**DATA EXTRACT**
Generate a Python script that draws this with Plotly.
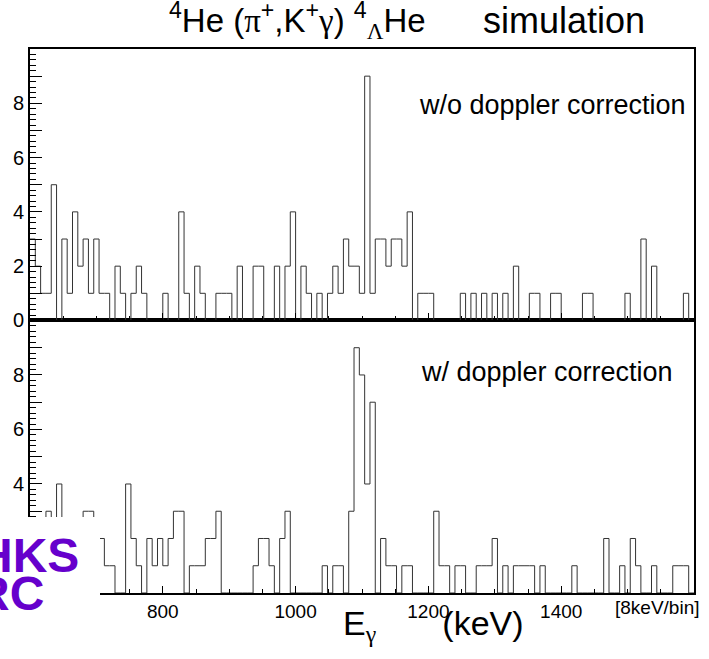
import plotly.graph_objects as go

# ---- data -------------------------------------------------------------
bin_start_kev = 600
bin_width_kev = 8

counts_no_doppler = [
    3, 2, 1, 1, 5, 0, 3, 1, 4, 2, 3, 1, 3, 1, 1, 0, 2, 1, 0, 1,
    2, 1, 0, 0, 0, 1, 0, 0, 4, 1, 0, 2, 1, 0, 0, 1, 1, 1, 0, 2,
    0, 0, 2, 2, 0, 0, 2, 0, 2, 4, 0, 2, 1, 0, 1, 0, 1, 2, 1, 3,
    2, 2, 1, 9, 1, 3, 3, 2, 3, 3, 2, 4, 0, 1, 1, 1, 0, 0, 0, 0,
    0, 1, 0, 1, 0, 1, 0, 1, 0, 1, 0, 2, 0, 0, 1, 1, 0, 0, 1, 1,
    0, 0, 0, 0, 1, 1, 0, 0, 0, 0, 0, 0, 1, 0, 0, 3, 0, 2, 0, 0,
    0, 0, 0, 1, 0,
]

counts_doppler = [
    2, 2, 1, 3, 1, 4, 1, 2, 2, 1, 3, 3, 1, 2, 1, 1, 0, 0, 4, 2,
    1, 0, 2, 1, 2, 1, 2, 3, 3, 0, 1, 1, 1, 2, 2, 3, 0, 0, 0, 0,
    0, 0, 1, 2, 2, 1, 0, 2, 3, 0, 0, 0, 0, 0, 0, 1, 0, 1, 1, 0,
    3, 9, 8, 4, 7, 0, 2, 1, 1, 0, 1, 1, 0, 0, 0, 0, 3, 1, 1, 0,
    1, 1, 0, 0, 1, 1, 1, 2, 0, 1, 0, 1, 1, 1, 1, 0, 1, 0, 0, 0,
    0, 0, 1, 0, 0, 0, 0, 0, 2, 0, 0, 1, 0, 2, 1, 0, 0, 1, 0, 0,
    0, 1, 1, 1, 0,
]

x_tick_vals = [600, 800, 1000, 1200, 1400, 1600]
x_tick_text = ["", "800", "1000", "1200", "1400", ""]
y_tick_vals = list(range(0, 10))
y_tick_text = [str(v) if v % 2 == 0 else "" for v in y_tick_vals]

# ---- figure -----------------------------------------------------------
n_bins = len(counts_no_doppler)
edges = [bin_start_kev + i * bin_width_kev for i in range(n_bins + 1)]
x_lo, x_hi = edges[0], edges[-1]

FONT = "Liberation Sans, Arial, sans-serif"
SERIF = "Liberation Serif, DejaVu Serif, serif"
LINE = "#333333"

fig = go.Figure()
fig.add_trace(go.Scatter(x=edges, y=counts_no_doppler + [counts_no_doppler[-1]],
                         mode="lines", line=dict(shape="hv", color=LINE, width=1),
                         xaxis="x2", yaxis="y2", showlegend=False, hoverinfo="skip"))
fig.add_trace(go.Scatter(x=edges, y=counts_doppler + [counts_doppler[-1]],
                         mode="lines", line=dict(shape="hv", color=LINE, width=1),
                         xaxis="x", yaxis="y", showlegend=False, hoverinfo="skip"))

W, H = 709, 659
ml, mr, mt, mb = 30, 15, 49, 66
split = 0.501

xaxis_common = dict(range=[x_lo, x_hi], tickvals=x_tick_vals, ticktext=x_tick_text,
                    ticks="inside", ticklen=7, tickwidth=1, tickcolor="black",
                    minor=dict(dtick=50, tick0=600, ticks="inside", ticklen=4, tickcolor="black"),
                    showline=True, linecolor="black", linewidth=2, mirror=True,
                    showgrid=False, zeroline=False, automargin=False,
                    tickfont=dict(family=FONT, size=19, color="black"))
yaxis_common = dict(range=[0, 10], tickvals=y_tick_vals, ticktext=y_tick_text,
                    ticks="inside", ticklen=12, tickwidth=1, tickcolor="black",
                    minor=dict(dtick=0.2, ticks="inside", ticklen=6, tickcolor="black"),
                    showline=True, linecolor="black", linewidth=2, mirror=True,
                    showgrid=False, zeroline=False, automargin=False,
                    tickfont=dict(family=FONT, size=20, color="black"))

fig.update_layout(
    width=W, height=H,
    margin=dict(l=ml, r=mr, t=mt, b=mb, autoexpand=False),
    paper_bgcolor="white", plot_bgcolor="white",
    xaxis=dict(anchor="y", **xaxis_common),
    yaxis=dict(anchor="x", domain=[0, split], **yaxis_common),
    xaxis2=dict(anchor="y2", matches="x", showticklabels=False,
                **{k: v for k, v in xaxis_common.items() if k != "tickfont"}),
    yaxis2=dict(anchor="x2", domain=[split, 1], **yaxis_common),
)

pw = W - ml - mr
ph = H - mt - mb
def px(x):
    return (x - ml) / pw
def py(y):
    return (H - mb - y) / ph

def serif(s):
    return "<span style='font-family:" + SERIF + "'>" + s + "</span>"

annotations = [
    dict(text=("<sup>4</sup>He (" + serif("π") + "<sup>+</sup>,K<sup>+</sup>" + serif("γ")
               + ") <sup>4</sup><sub>" + serif("Λ") + "</sub>He"),
         x=px(167), y=py(21), xanchor="left", yanchor="middle",
         font=dict(family=FONT, size=33, color="black")),
    dict(text="simulation", x=px(481), y=py(21), xanchor="left", yanchor="middle",
         font=dict(family=FONT, size=36, color="black")),
    dict(text="w/o doppler correction", x=px(688), y=py(105), xanchor="right", yanchor="middle",
         font=dict(family=FONT, size=27, color="black")),
    dict(text="w/ doppler correction", x=px(675), y=py(372), xanchor="right", yanchor="middle",
         font=dict(family=FONT, size=27, color="black")),
    dict(text="E<sub>" + serif("γ") + "</sub>       (keV)",
         x=px(433), y=py(625), xanchor="center", yanchor="middle",
         font=dict(family=FONT, size=34, color="black")),
    dict(text="[8keV/bin]", x=px(702), y=py(607), xanchor="right", yanchor="middle",
         font=dict(family=FONT, size=19, color="black")),
    dict(text="<b>HKS</b>", x=px(81), y=py(555), xanchor="right", yanchor="middle",
         font=dict(family=FONT, size=48, color="#6600cc")),
    dict(text="<b>RC</b>", x=px(46), y=py(593), xanchor="right", yanchor="middle",
         font=dict(family=FONT, size=48, color="#6600cc")),
]
for a in annotations:
    a.update(xref="paper", yref="paper", showarrow=False)
fig.update_layout(annotations=annotations)

fig.add_shape(type="rect", xref="paper", yref="paper",
              x0=px(-20), x1=px(100), y0=py(680), y1=py(517),
              fillcolor="white", line=dict(width=0), layer="above")

fig.write_html("out.html", config={"displayModeBar": False},
               post_script="document.body.style.margin='0';document.body.style.overflow='hidden';")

**WHAT THIS TASK INVOLVES**
Write out the lines from the start of the material to the line with "bin_width_kev = 8", inclusive and exactly. Skip the pictures.

**THE OUTPUT**
Generate a Python script that draws this with Plotly.
import plotly.graph_objects as go

# ---- data -------------------------------------------------------------
bin_start_kev = 600
bin_width_kev = 8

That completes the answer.